Whenever the hour hand of the clock struck 1 pm, we sang the cherished farewell song, and started on the way home. The school, which was adjacent to the local Anglican Church, was at the common foot of the village hills, and there were tracks going up each of the hills, as well as a feeder road that led to the local trading center, which hugged the Kigali – Mombasa highway. Any traveller that happened to be on any of the tracks or the feeder road between 1pm and a quarter past the hour was sure to meet tens of us, buoyantly marching, chatting and frolicking as we approached our homes in anticipation of lunch, reunion with pampering parents and afternoons of adventure. Sometimes, on those homeward journeys, we plotted the afternoon adventures – decided which mango or guava trees to invade, or which insects to hunt for in the shrubberies, or which games to play.
For my siblings and I, the bliss of the homeward walk was often cut short by the pleas of Zakamwita. Zakamwita was the oldest woman in the village. She was so frail and bent over by dotage that when she walked, you would think she had three legs – the walking stick appeared like the third. To say that her skin was furrowed, especially about the face, may be to understate matters; she was all depressions and knobs, and there was no pattern to them. She lived alone, in a round hut that seemed as vulnerable as her person. This hut was set in a banana plantation, about 50m away from the village feeder road, and about 100m away from the nearest homestead. Zakamwita was Rwandese, and any sympathy with that tribe could, in those days, be interpreted as treason.
About two years before, machete–bearing youth wingers of the ruling party had gone about chasing or butchering Rwandese, razing their homesteads, and grabbing the cattle and other property accumulated over two decades of taking refuge. The government, persuaded that all Rwandese were as dangerous as their compatriots who had joined Museveni in the jungles of Luwero, had issued a directive that they leave the country with immediate effect. Somehow, Zakamwita had stayed behind. It seems her relatives had calculated that taking along someone so frail would slow them down and lessen their chances of escape. And it seems the youth wingers had decided that she wasn't worth their diabolical energies.
She had survived, but she had been left destitute, since her erstwhile home had been razed and the property grabbed. Moreover she was without kin, and anyone that aided her risked being perceived as a sympathizer of insurgency. Yet, Zakamwita, authorized by my father to send my siblings and me on errands, sought my aid whenever she espied me or sensed my footsteps. As if she didn't care how the security agencies perceived me!
While dotage had sapped her physical strength, it seems the vulnerability it had brought along had sharpened her ears. For she had a way of sensing the lunch hour home-ward footsteps of my siblings and I, even across a distance of 50m, and whenever she did, she would crawl to the entrance of her hut, look towards the direction of the footsteps, and, in a piteously feeble voice, cry: “eimwe banamwe mundeetere amaizi.” “Children, bring me some water.”

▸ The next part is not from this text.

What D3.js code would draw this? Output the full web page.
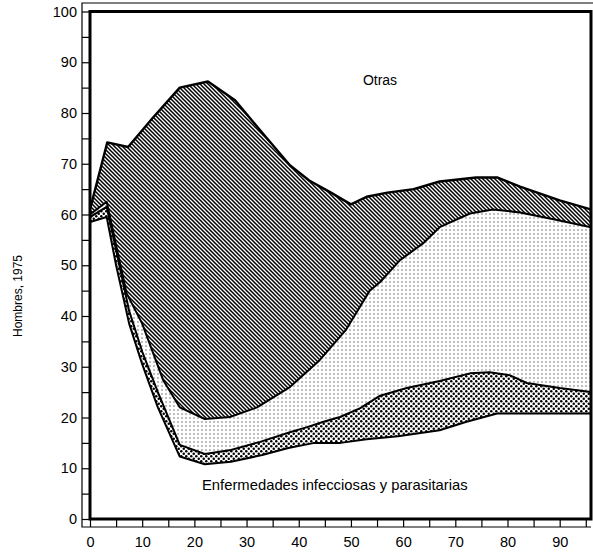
<!DOCTYPE html>
<html>
<head>
<meta charset="utf-8">
<script src="https://cdn.jsdelivr.net/npm/d3@7"></script>
<style>
  body { margin: 0; background: #fff; }
  svg { display: block; font-family: "Liberation Sans", Arial, sans-serif; }
</style>
</head>
<body>
<svg id="chart" width="593" height="552"></svg>
<script>
// cumulative boundaries [age, percent], bottom to top
const bordeInfecciosas = [[0,58.5],[3.2,59.5],[5,50],[7.5,38.5],[10,30.5],[13,22],[17.2,12.3],[22,10.8],[27,11.3],[33,12.6],[38,14],[43,15],[48,15],[53,15.7],[59,16.3],[67,17.5],[72,19.1],[78,20.8],[96,20.8]];
const bordeBanda2 = [[0,59.5],[3.2,61.5],[5,53],[7.5,41],[10,33],[13,25],[17.2,14.6],[22,12.8],[27,13.6],[32.6,15.2],[38.3,17.1],[41.6,18.1],[44.6,19.1],[47.9,20.1],[51.7,21.8],[55.6,24.3],[60.7,25.8],[67,27.2],[72.8,28.7],[76.6,28.9],[80.5,28.3],[83.7,26.8],[90,25.8],[96,25]];
const bordeBanda3 = [[0,60],[3.2,62.5],[7,44.5],[10,38.5],[14,27.4],[17.2,22],[22,19.7],[26.8,20.1],[32,22],[38.3,26],[44,31.3],[49,37.2],[53.6,45],[55.6,46.7],[59.4,51],[63.8,54.3],[67,57.5],[72.8,60.2],[77.2,61],[82.4,60.4],[89.5,58.9],[96,57.5]];
const bordeBanda4 = [[0,61],[3.3,74.2],[7.3,73.3],[12,79],[17.2,85],[22.6,86.2],[27.8,82.5],[32.6,76.6],[38.3,69.7],[42,66.7],[46,64.4],[50,62],[53,63.5],[57,64.3],[62,65],[67,66.5],[74,67.3],[78,67.3],[82.4,65.5],[90,62.8],[96,61]];

const xTicks = [0, 10, 20, 30, 40, 50, 60, 70, 80, 90];
const yTicks = [0, 10, 20, 30, 40, 50, 60, 70, 80, 90, 100];
const minorX = d3.range(0, 96, 5);
const minorY = d3.range(0, 101, 5);

const svg = d3.select('#chart');
const mLeft = 90, mRight = 591, mTop = 11.5, mBottom = 519;

const x = d3.scaleLinear().domain([0, 96]).range([mLeft, mRight]);
const y = d3.scaleLinear().domain([0, 100]).range([mBottom, mTop]);

// patterns
const defs = svg.append('defs');
const hatch = defs.append('pattern')
  .attr('id', 'hatch').attr('patternUnits', 'userSpaceOnUse')
  .attr('width', 4).attr('height', 4);
hatch.append('rect').attr('width', 4).attr('height', 4).attr('fill', '#fff');
hatch.append('path')
  .attr('d', 'M-1,-1L5,5M-1,3L1,5M3,-1L5,1')
  .attr('stroke', '#000').attr('stroke-width', 1.5);

const dense = defs.append('pattern')
  .attr('id', 'dense').attr('patternUnits', 'userSpaceOnUse')
  .attr('width', 5).attr('height', 5);
dense.append('rect').attr('width', 5).attr('height', 5).attr('fill', '#fff');
dense.append('circle').attr('cx', 1.25).attr('cy', 1.25).attr('r', 1.25).attr('fill', '#000');
dense.append('circle').attr('cx', 3.75).attr('cy', 3.75).attr('r', 1.25).attr('fill', '#000');

const sparse = defs.append('pattern')
  .attr('id', 'sparse').attr('patternUnits', 'userSpaceOnUse')
  .attr('width', 4).attr('height', 4);
sparse.append('rect').attr('width', 4).attr('height', 4).attr('fill', '#fff');
sparse.append('rect').attr('x', 1.5).attr('y', 1.5).attr('width', 1).attr('height', 1).attr('fill', '#000');

defs.append('clipPath').attr('id', 'plot')
  .append('rect').attr('x', mLeft).attr('y', mTop).attr('width', mRight - mLeft).attr('height', mBottom - mTop);

const area = d3.area().x(d => x(d[0])).y0(y(0)).y1(d => y(d[1]));
const line = d3.line().x(d => x(d[0])).y(d => y(d[1]));

const g = svg.append('g').attr('clip-path', 'url(#plot)');
g.append('path').datum(bordeBanda4).attr('d', area).attr('fill', 'url(#hatch)');
g.append('path').datum(bordeBanda3).attr('d', area).attr('fill', 'url(#sparse)');
g.append('path').datum(bordeBanda2).attr('d', area).attr('fill', 'url(#dense)');
g.append('path').datum(bordeInfecciosas).attr('d', area).attr('fill', '#fff');

[bordeInfecciosas, bordeBanda2, bordeBanda3, bordeBanda4].forEach((b, i) => {
  g.append('path').datum(b).attr('d', line)
    .attr('fill', 'none').attr('stroke', '#000')
    .attr('stroke-width', i === 3 ? 2.4 : 2).attr('stroke-linejoin', 'round');
});

// axes (ruler style)
const yAxis = d3.axisLeft(y).tickValues(minorY).tickSize(8).tickPadding(5)
  .tickFormat(d => yTicks.includes(d) ? d : '');
const xAxis = d3.axisBottom(x).tickValues(minorX).tickSize(8).tickPadding(10)
  .tickFormat(d => xTicks.includes(d) ? d : '');

const ya = svg.append('g').attr('transform', `translate(${mLeft},0)`).call(yAxis);
const xa = svg.append('g').attr('transform', `translate(0,${mBottom})`).call(xAxis);
[ya, xa].forEach(a => {
  a.select('.domain').remove();
  a.selectAll('line').attr('stroke', '#000').attr('stroke-width', 1.2);
  a.selectAll('text').attr('fill', '#000').style('font-size', '14.5px')
    .style('font-family', '"Liberation Sans", Arial, sans-serif');
});

// frame
svg.append('path')
  .attr('d', `M593,3H82V527H${mRight}`)
  .attr('fill', 'none').attr('stroke', '#000').attr('stroke-width', 1.2);
svg.append('rect')
  .attr('x', mLeft).attr('y', mTop).attr('width', mRight - mLeft).attr('height', mBottom - mTop)
  .attr('fill', 'none').attr('stroke', '#000').attr('stroke-width', 3);

// labels
svg.append('text').attr('x', 380).attr('y', 85).attr('text-anchor', 'middle')
  .style('font-size', '14px').text('Otras');
svg.append('text').attr('x', 202).attr('y', 490)
  .style('font-size', '14.8px').text('Enfermedades infecciosas y parasitarias');
svg.append('text').attr('transform', 'translate(22,296) rotate(-90)')
  .attr('text-anchor', 'middle').style('font-size', '12px').text('Hombres, 1975');
</script>
</body>
</html>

I hated those words. Yes, I did. No, it wasn't about security agencies. It was about the afternoon adventures. The plea meant that, instead of going on such adventures after lunch, I would have to first go to the well to fetch water for the old woman. In hindsight, I realize of course that it was wicked to so put recreation above duty and charity. But a six-year old is a six-year old, and I can understand why I felt the way I did.
Then a certain three or four days passed without the usual interruption of the bliss of the homeward walk. Zakamwita went quiet, as if she had found an alternative solution to the water problem. It was a sweet relief, but the explanation for the relief, it turned out, was anything but sweet. I don't recall who discovered it, or how they did so, but the poor, frail, long-suffering woman had been invaded by red ants which had not only killed her but also reduced her to a bloodcurdling spectacle over a week of enveloping her body, biting without rest or resistance.
I have seen terrible spectacles in my time. I have seen the grisly images that came from Rwanda during the genocide, and those that came from Somalia during the civil war. But I have never seen anything as chilling as what remained of Zakamwita after that week-long attack of red ants.
No coffin was bought. There was none of the usual night of keeping vigil while singing hymns. As soon as Zakamwita's death was discovered, some youths tried their best, using spades and sticks, to disentangle her body from the hard bites of red ants; some shallow grave was hurriedly dug; the villagers who had quickly gathered sang a few hymns as the chilling body, together with the ants that were unwilling to let go, was dragged out of the hut and lowered into the grave. The backfilling of the soil was done, the round hut was razed, and the villagers returned to their homes and resumed their normal routines, but the events stuck in my mind and still turn my eyes damp when I look back upon them.
As the quick, unceremonious burial was conducted, I thought about the cruelty of red ants, but what I should have really thought about is the cruelty of man, including my own attitude towards the poor, deceased woman, who would never again ask me to fetch her some water.